Above this work there is a small box mounted to the wall, missing its front-facing side. This contains one small part of an automatic pencil and a 3.5mm earphone jack; the work is titled ‘Beaks (ear, mouth)’. The automatic pencil is a strange hybrid object already, part pen and part pencil, and is also an ‘unexpressive’ pencil, used more for ‘technical drawing’ than ‘drawing’. ‘Technical drawing’ as a discipline is perhaps less existent than it was in pre-computer design, a kind of ‘lost art’. Extrusions and isometric views have been made virtual and mobile, and are no longer seen by designers and architects in quite the same way, growing into life line by line (although virtual representations of technical plans offer a fully-flighted birds eye view). The word ‘jack’ has too many possible double meanings to have room to discuss here.
The video work ‘Beckon (i, there there)’ shows an eye, and a beckoning finger touching the eye and its lashes. The video almost shows the eyelashes lashing and whipping. The gesture of beckoning is usually addressed to another, with the hand and fingers out in space. Here it happens to and by the beckoner. The spoken element of the title, ‘There there’, is an idiomatic way of comforting another but here it is also another means of pointing: there; there.
A series of observations on the works as installed together:
The alliteration that runs through the titles (beak, beacon, beckon, beaker etc, and ‘beam’ which is not actually among them but might be considering the pieces that use light) remind the viewer of the names of ‘Bic’ and ‘Biro’, the inventors of some of the kinds of the writing implements present here. Both names were adapted by slight removal of their elements for commercial purposes; the ‘h’ from ‘Bich’ and the Hungarian accents from László József Bíró‘s name. Taken as a list or integral text of its own, the list of works in the exhibition is a similar set of slight removals, shifts and substitutions in language. In terms of double meanings, losing a letter is a break in a series of correspondence and losing one or more accents is a break in expressive potential.
Norwood was previously a student of the Goldsmiths ‘Art Writing’ MFA course, and indeed has a concurrent writing and research practice (which is reflected in the archival materials collected in one of the gallery’s display cabinets as well as the website texts). But the works in this exhibition also propose a more seamless and much less rigidly marked link between the visual and the verbal, in that they suggest the affectless and expressionless nature of much ‘uncreative writing’ (might Kenneth Goldsmith’s term be adapted to ‘uncreative drawing’?); ‘words writing’ rather than a ‘writer writing’. The absence of a writer is staged in the video work ‘Beacon (I)’, which shows a blinking cursor (the capital ‘I’ in the title turns from numerical ‘figure’ to being a depiction of the cursor itself). Cursive handwriting is joined up; words written via a cursor are not. The term derives from currere, to run; to deliver the message. But the blinking cursor stutters and does not write. The medium of ‘art writing’ is already loosely defined in literary terms and declares its intentions even less in these visual equivalents. The titles and the actions of the works exist in reference and adjustment more to themselves than to expressed meanings.
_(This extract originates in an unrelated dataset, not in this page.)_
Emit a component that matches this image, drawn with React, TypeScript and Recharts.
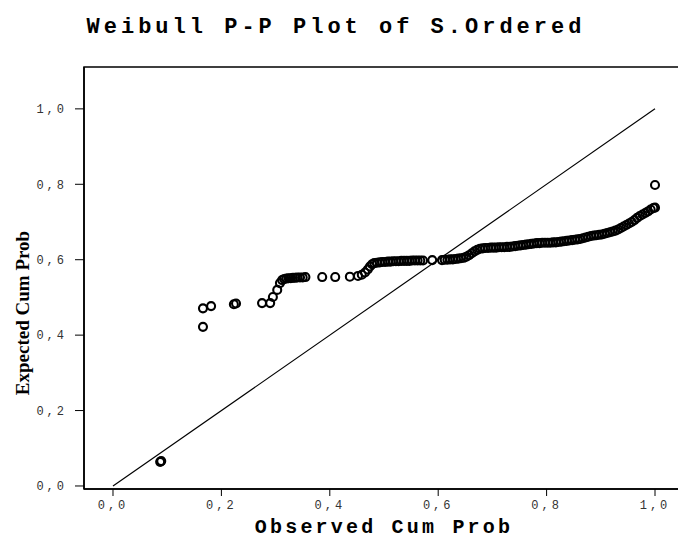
import React from 'react'
import {
  ScatterChart,
  Scatter,
  XAxis,
  YAxis,
  ReferenceLine,
  ReferenceArea
} from 'recharts'

const observedCumProb = [
  0.087, 0.089, 0.166, 0.166, 0.181, 0.223, 0.227, 0.275, 0.29, 0.295, 0.303, 0.308,
  0.312, 0.316, 0.32, 0.324, 0.328, 0.332, 0.336, 0.34, 0.345, 0.35, 0.355,
  0.386, 0.41, 0.437, 0.452, 0.459, 0.465, 0.47, 0.474, 0.478,
  0.482, 0.487, 0.492, 0.497, 0.502, 0.507, 0.512, 0.517, 0.522, 0.527, 0.532, 0.537,
  0.542, 0.547, 0.552, 0.557, 0.562, 0.567, 0.572,
  0.589, 0.607,
  0.612, 0.617, 0.622, 0.627, 0.632, 0.637, 0.642, 0.647, 0.652, 0.657, 0.662, 0.667,
  0.672, 0.677, 0.682, 0.687, 0.692, 0.697, 0.702, 0.707, 0.712, 0.717, 0.722, 0.727,
  0.732, 0.737, 0.742, 0.747, 0.752, 0.757, 0.762, 0.767, 0.772, 0.777, 0.782, 0.787,
  0.792, 0.797, 0.802, 0.807, 0.812, 0.817, 0.822, 0.827, 0.832, 0.837, 0.842, 0.847,
  0.852, 0.857, 0.862, 0.867, 0.872, 0.877, 0.882, 0.887, 0.892, 0.897, 0.902, 0.907,
  0.912, 0.917, 0.922, 0.927, 0.932, 0.937, 0.942, 0.947, 0.952, 0.957, 0.962, 0.967,
  0.972, 0.977, 0.982, 0.987, 0.992, 0.997, 1.0, 1.0
]

const expectedCumProb = [
  0.064, 0.066, 0.422, 0.471, 0.477, 0.482, 0.484, 0.485, 0.485, 0.501, 0.52, 0.538,
  0.546, 0.549, 0.55, 0.551, 0.551, 0.552, 0.552, 0.553, 0.553, 0.553, 0.554,
  0.554, 0.554, 0.555, 0.557, 0.56, 0.566, 0.574, 0.582, 0.588,
  0.591, 0.592, 0.593, 0.594, 0.594, 0.595, 0.595, 0.596, 0.596, 0.596, 0.597, 0.597,
  0.597, 0.597, 0.598, 0.598, 0.598, 0.598, 0.598,
  0.599, 0.599,
  0.6, 0.6, 0.601, 0.601, 0.602, 0.603, 0.604, 0.605, 0.608, 0.612, 0.617, 0.622,
  0.626, 0.629, 0.63, 0.631, 0.631, 0.632, 0.632, 0.632, 0.633, 0.633, 0.633, 0.634,
  0.634, 0.635, 0.636, 0.637, 0.638, 0.639, 0.64, 0.641, 0.642, 0.643, 0.644, 0.644,
  0.645, 0.645, 0.645, 0.645, 0.646, 0.646, 0.647, 0.648, 0.649, 0.65, 0.651, 0.652,
  0.653, 0.654, 0.655, 0.657, 0.659, 0.661, 0.663, 0.664, 0.665, 0.666, 0.667, 0.669,
  0.671, 0.673, 0.675, 0.677, 0.68, 0.684, 0.688, 0.692, 0.696, 0.7, 0.705, 0.711,
  0.716, 0.72, 0.724, 0.728, 0.733, 0.737, 0.738, 0.798
]

const xTicks = [0, 0.2, 0.4, 0.6, 0.8, 1.0]
const yTicks = [0, 0.2, 0.4, 0.6, 0.8, 1.0]

const data = observedCumProb.map((x, i) => ({ x, y: expectedCumProb[i] }))

const fmt = (v: number) => v.toFixed(1).replace('.', ',')

const tickStyle = {
  fontFamily: 'Liberation Mono',
  fontSize: 12,
  fill: '#333',
  letterSpacing: 3
}

const OpenCircle = (props: any) => {
  const { cx, cy } = props
  if (cx == null || cy == null) return null
  return <circle cx={cx} cy={cy} r={4} fill="none" stroke="#000" strokeWidth={2.1} />
}

export default function App() {
  return (
    <div
      style={{
        position: 'fixed',
        left: 0,
        top: 0,
        width: 678,
        height: 539,
        overflow: 'hidden',
        background: '#fff'
      }}
    >
      <div
        style={{
          position: 'absolute',
          left: 0,
          width: 672,
          top: 15,
          textAlign: 'center',
          fontFamily: 'Liberation Mono',
          fontWeight: 'bold',
          fontSize: 22,
          letterSpacing: 4,
          color: '#000',
          lineHeight: '26px'
        }}
      >
        Weibull P-P Plot of S.Ordered
      </div>
      <div style={{ position: 'absolute', left: 0, top: 0 }}>
        <ScatterChart
          width={700}
          height={539}
          margin={{ top: 67, right: 16, bottom: 20, left: 24 }}
        >
          <XAxis
            type="number"
            dataKey="x"
            domain={[-0.0535, 1.0535]}
            ticks={xTicks}
            tickFormatter={fmt}
            height={30}
            tickSize={7}
            tickMargin={4}
            tick={tickStyle}
            axisLine={{ stroke: '#000', strokeWidth: 1.5 }}
            tickLine={{ stroke: '#000' }}
            allowDataOverflow
            label={{
              content: () => (
                <text
                  x={384}
                  y={533}
                  textAnchor="middle"
                  fontFamily="Liberation Mono"
                  fontWeight="bold"
                  fontSize={20}
                  letterSpacing={3.2}
                  fill="#000"
                >
                  Observed Cum Prob
                </text>
              )
            }}
          />
          <YAxis
            type="number"
            dataKey="y"
            domain={[-0.008, 1.111]}
            ticks={yTicks}
            tickFormatter={fmt}
            width={60}
            tickSize={9}
            tickMargin={8}
            tick={tickStyle}
            axisLine={{ stroke: '#000', strokeWidth: 1.5 }}
            tickLine={{ stroke: '#000' }}
            allowDataOverflow
            label={{
              content: () => (
                <text
                  x={22}
                  y={313}
                  transform="rotate(-90, 22, 313)"
                  textAnchor="middle"
                  dominantBaseline="central"
                  fontFamily="Liberation Serif"
                  fontWeight="bold"
                  fontSize={19}
                  fill="#000"
                >
                  Expected Cum Prob
                </text>
              )
            }}
          />
          <ReferenceArea
            x1={-0.0535}
            x2={1.0535}
            y1={-0.008}
            y2={1.111}
            fill="none"
            stroke="#000"
            strokeWidth={1.5}
            ifOverflow="visible"
          />
          <ReferenceLine
            segment={[
              { x: 0, y: 0 },
              { x: 1, y: 1 }
            ]}
            stroke="#000"
            strokeWidth={1.2}
            ifOverflow="visible"
          />
          <Scatter data={data} shape={OpenCircle} isAnimationActive={false} />
        </ScatterChart>
      </div>
    </div>
  )
}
Shifted terms and meanings form the title(s) of the 7” record that accompanies the show, ‘Drawing Round Things’. The two sides of the record (which is a pair of recordings of the sound of lines being marked) are called ‘Drawing Round (Things)’ and ‘Drawing (Round Things)’. This piece was introduced during an event after the opening of the show, which also featured a spoken performance of a text by the artist. The record is a record of the drawing around of things, and the drawing of round things. A record is round, although its grooves are a scratchy spiral.
The installed works exist on a published gallery map, showing their locations, but this map has already been exceeded. A tall stepladder, used when replacing the water in ‘Beakers (mouth, mouth)’ now remains as a latent and occasionally used tool. Water is poured into one plastic beaker, high above the ground, which drips through a hole into another beaker on the floor. Another work, ‘Beakers (ear, mouth)’, uses similar plastic beakers but which are connected by string, a simple communication device (and another line) along which sound-waves travel. The record player (whose stylus resembles a nib, of course), amplifier and speakers used to play the 7” record during its launch event also now remain.
These additions fit within the restless scheme of the show, which is not exactly a display of stable, finished works, nor is it a simulated workshop of studio activity. The works are more like ongoing, present-tense events, made using materials and media more often used in making records for posterity – this is especially true of those tools that draw lines.
The more ‘sculptural’ works are in fact large-scale metaphorical blowups of what make pens pens and pencils pencils – both ‘Beacon (ii)’ and ‘Eye (ii, like ship in the night)’ are devices that make the passage of light into ‘things that draw lines’. Almost all the objects make a neutral resistance to being spoken of, however, in terms of mark-making in the haptic or manual sense. They are neatly bodiless, even those that directly refer to or feature the body, which many of the works do in their titles at least.
The point has been to reach the end of this line.